Organ concerts are slightly odd events. They tend to attract the silver haired brigade (who generally remember the organs in their original cinema homes) and all over the Country people go along to hear a number of accomplished players do the rounds. Some of the audience play themselves, some are organ anoraks. Many simply go to enjoy an hour or two of gentle light entertainment and indulge in nostalgia.
Well, now, with the aid of a PC and a simple sound card, you can have your very own Mighty Wurlitzer emulator in your own house. You don’t need three phase supplies, several rooms of pipe ranks, electro-mechanics, blowers, toy shelves, percussions and swell shutters. You don’t have to store your massive organ console in the conservatory or garage or even excavate a pit lift to make it rise and fall. With Miditzer, you can download a free program and practice till the cows come home without having to worry about the caretaker wanting to lock up or noise complaints from the bowling alley.
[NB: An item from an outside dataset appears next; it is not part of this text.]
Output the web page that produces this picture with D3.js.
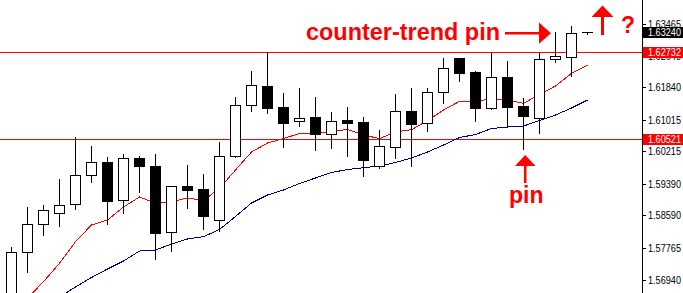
<!DOCTYPE html>
<html>
<head>
<meta charset="utf-8">
<script src="https://cdn.jsdelivr.net/npm/d3@7"></script>
<style>
  html, body { margin: 0; padding: 0; background: #fff; }
  svg { display: block; }
</style>
</head>
<body>
<svg id="chart" width="683" height="293"></svg>
<script>
// GBP/USD style candle data (one bar per index)
const opens  = [1.56437, 1.57649, 1.58361, 1.58641, 1.58869, 1.59606, 1.59937, 1.58971, 1.60038, 1.59835,
                1.58153, 1.59334, 1.59258, 1.58463, 1.60104, 1.61385, 1.61876, 1.61342, 1.60979, 1.61088,
                1.60663, 1.61012, 1.60961, 1.59850, 1.60333, 1.61240, 1.60928, 1.61716, 1.62587, 1.62231,
                1.61324, 1.62104, 1.61367, 1.61070, 1.62554, 1.62620, 1.63245];
const highs  = [1.57810, 1.58826, 1.58877, 1.59538, 1.60605, 1.60369, 1.60089, 1.60165, 1.60122, 1.60165,
                1.59327, 1.59893, 1.59665, 1.60486, 1.61622, 1.62282, 1.62765, 1.61723, 1.61850, 1.61622,
                1.61240, 1.61367, 1.61113, 1.60783, 1.61705, 1.61850, 1.61850, 1.62613, 1.62587, 1.62282,
                1.62732, 1.62536, 1.61588, 1.62747, 1.63273, 1.63426, 1.63262];
const lows   = [1.56310, 1.57156, 1.58097, 1.58325, 1.58757, 1.59444, 1.58376, 1.58656, 1.59189, 1.57487,
                1.57690, 1.58783, 1.58249, 1.58198, 1.60079, 1.61248, 1.61197, 1.60333, 1.60867, 1.60257,
                1.60308, 1.60104, 1.59596, 1.59799, 1.60054, 1.59843, 1.60740, 1.61451, 1.62010, 1.60994,
                1.61291, 1.60826, 1.60282, 1.60689, 1.62493, 1.62137, 1.63205];
const closes = [1.57649, 1.58361, 1.58717, 1.58844, 1.59606, 1.59937, 1.58961, 1.60038, 1.59850, 1.58148,
                1.59327, 1.59240, 1.58580, 1.60089, 1.61393, 1.61893, 1.61324, 1.60943, 1.61070, 1.60663,
                1.60986, 1.60943, 1.60003, 1.60343, 1.61240, 1.60918, 1.61716, 1.62325, 1.62214, 1.61324,
                1.62097, 1.61350, 1.61121, 1.62554, 1.62630, 1.63215, 1.63240];

// Fast (red) and slow (blue) moving averages
const maFast = [1.56056, 1.56488, 1.56902, 1.57370, 1.57919, 1.58343, 1.58470, 1.58801, 1.59055, 1.58895,
                1.58935, 1.59029, 1.58966, 1.59276, 1.59741, 1.60198, 1.60427, 1.60541, 1.60668, 1.60681,
                1.60719, 1.60775, 1.60630, 1.60541, 1.60707, 1.60765, 1.60999, 1.61266, 1.61487, 1.61482,
                1.61553, 1.61520, 1.61436, 1.61660, 1.61876, 1.62198, 1.62409];
const maSlow = [1.55904, 1.56107, 1.56310, 1.56513, 1.56768, 1.57009, 1.57225, 1.57428, 1.57682, 1.57708,
                1.57860, 1.57987, 1.58046, 1.58229, 1.58559, 1.58902, 1.59106, 1.59233, 1.59398, 1.59538,
                1.59677, 1.59754, 1.59799, 1.59843, 1.59932, 1.60046, 1.60198, 1.60376, 1.60567, 1.60643,
                1.60796, 1.60834, 1.60859, 1.60999, 1.61139, 1.61317, 1.61520];

// Price axis ticks and marked levels
const tickValues = [1.63465, 1.62640, 1.61840, 1.61015, 1.60215, 1.59390, 1.58590, 1.57765, 1.56940];
const levelValues = [1.62732, 1.60521];
const lastPrice = 1.63240;

const W = 683, H = 293, axisX = 642.5;
const RED = "#ff0000", NAVY = "#000080";

const svg = d3.select("#chart");

const x = d3.scaleLinear().domain([0, 36]).range([11.5, 587.5]);
const y = d3.scaleLinear().domain([1.56940, 1.63465]).range([280.2, 23.5]);
const py = v => Math.round(y(v)) + 0.5;

const bars = opens.map((o, i) => ({ i, o, h: highs[i], l: lows[i], c: closes[i] }));

// Horizontal levels
svg.append("g").selectAll("line").data(levelValues).join("line")
  .attr("x1", 0).attr("x2", axisX)
  .attr("y1", d => py(d)).attr("y2", d => py(d))
  .attr("stroke", RED).attr("stroke-width", 1)
  .attr("shape-rendering", "crispEdges");

// Moving averages
const maLine = d3.line().x((d, i) => x(i)).y(d => y(d));
svg.append("path").datum(maSlow).attr("d", maLine)
  .attr("fill", "none").attr("stroke", NAVY).attr("stroke-width", 1)
  .attr("shape-rendering", "crispEdges");
svg.append("path").datum(maFast).attr("d", maLine)
  .attr("fill", "none").attr("stroke", RED).attr("stroke-width", 1)
  .attr("shape-rendering", "crispEdges");

// Candles
const cg = svg.append("g").attr("shape-rendering", "crispEdges");
const candle = cg.selectAll("g").data(bars).join("g");
candle.append("line")
  .attr("x1", d => x(d.i)).attr("x2", d => x(d.i))
  .attr("y1", d => py(d.h)).attr("y2", d => py(d.l))
  .attr("stroke", "#000").attr("stroke-width", 1);
candle.append("rect")
  .attr("x", d => x(d.i) - 5)
  .attr("width", 10)
  .attr("y", d => Math.min(py(d.o), py(d.c)))
  .attr("height", d => Math.max(0.01, Math.abs(py(d.o) - py(d.c))))
  .attr("fill", d => d.c >= d.o ? "#fff" : "#000")
  .attr("stroke", "#000").attr("stroke-width", 1);

// Price axis
svg.append("rect").attr("x", axisX + 0.5).attr("y", 0).attr("width", W - axisX).attr("height", H).attr("fill", "#fff");
svg.append("line").attr("x1", axisX).attr("x2", axisX).attr("y1", 0).attr("y2", H)
  .attr("stroke", "#000").attr("shape-rendering", "crispEdges");

const ax = svg.append("g").attr("transform", `translate(${axisX},0)`);
const tk = ax.selectAll("g.tick").data(tickValues).join("g").attr("class", "tick")
  .attr("transform", d => `translate(0,${py(d)})`);
tk.append("line").attr("x1", 0).attr("x2", 3).attr("stroke", "#000").attr("shape-rendering", "crispEdges");
tk.append("text").attr("x", 5.5).attr("dy", "0.36em")
  .attr("font-family", "Liberation Sans, Arial, sans-serif").attr("font-size", 11)
  .attr("textLength", 33).attr("lengthAdjust", "spacingAndGlyphs")
  .attr("fill", "#000").text(d => d3.format(".5f")(d));

// Value tags on the axis
const tags = [
  ...levelValues.map(v => ({ v, bg: RED })),
  { v: lastPrice, bg: "#000" }
];
const tg = ax.selectAll("g.tag").data(tags).join("g").attr("class", "tag")
  .attr("transform", d => `translate(0,${py(d.v)})`);
tg.append("rect").attr("x", 0.5).attr("y", -6).attr("width", W - axisX).attr("height", 11)
  .attr("fill", d => d.bg).attr("shape-rendering", "crispEdges");
tg.append("text").attr("x", 5.5).attr("dy", "0.36em")
  .attr("font-family", "Liberation Sans, Arial, sans-serif").attr("font-size", 11)
  .attr("textLength", 33).attr("lengthAdjust", "spacingAndGlyphs")
  .attr("fill", "#fff").text(d => d3.format(".5f")(d.v));

// Annotations
const note = svg.append("g").attr("fill", RED)
  .attr("font-family", "Liberation Sans, Arial, sans-serif").attr("font-weight", "bold");
note.append("text").attr("x", 306).attr("y", 39.5).attr("font-size", 23)
  .attr("textLength", 194).attr("lengthAdjust", "spacingAndGlyphs")
  .text("counter-trend pin");
note.append("rect").attr("x", 505).attr("y", 32).attr("width", 35).attr("height", 2.5);
note.append("path").attr("d", "M539,22.5 L551,33.2 L539,43.8 Z");

note.append("text").attr("x", 509).attr("y", 203).attr("font-size", 23).text("pin");
note.append("rect").attr("x", 524).attr("y", 165).attr("width", 2.5).attr("height", 18);
note.append("path").attr("d", "M525.2,155 L535.5,166 L515,166 Z");

note.append("rect").attr("x", 601).attr("y", 16).attr("width", 3).attr("height", 19);
note.append("path").attr("d", "M602.5,5.5 L613.5,17 L591.5,17 Z");
note.append("text").attr("x", 621).attr("y", 33).attr("font-size", 23).text("?");
</script>
</body>
</html>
Download the software and enjoy yourself. You can fiddle about using your keyboard but to make music properly you really neead a Midi Keyboard, a piano like device you hook up to the PC. The hard bit is in making it sound good like an accomplished player is able to. However, you can have fun with the bird whistles, kettle drums & klaxons. If you download their trial version of the three manual nineteen rank Miditzer, a real monster of an Organ. You even get tuned sleigh bells and a swanee whistle!
by Shades — published on October 6th, 2006
I’ve put up a link to 18 Doughty Street in the toolbar. It is an interesting new venture which is intended to offer an alternative to the mainstream media, free of the nonsensical shackles of OfCom which say that broadcast news has to be balanced and can’t have a point of view. Tell that to the Biased BBC crew…
They launch on October the 10th and I’m looking forward to it.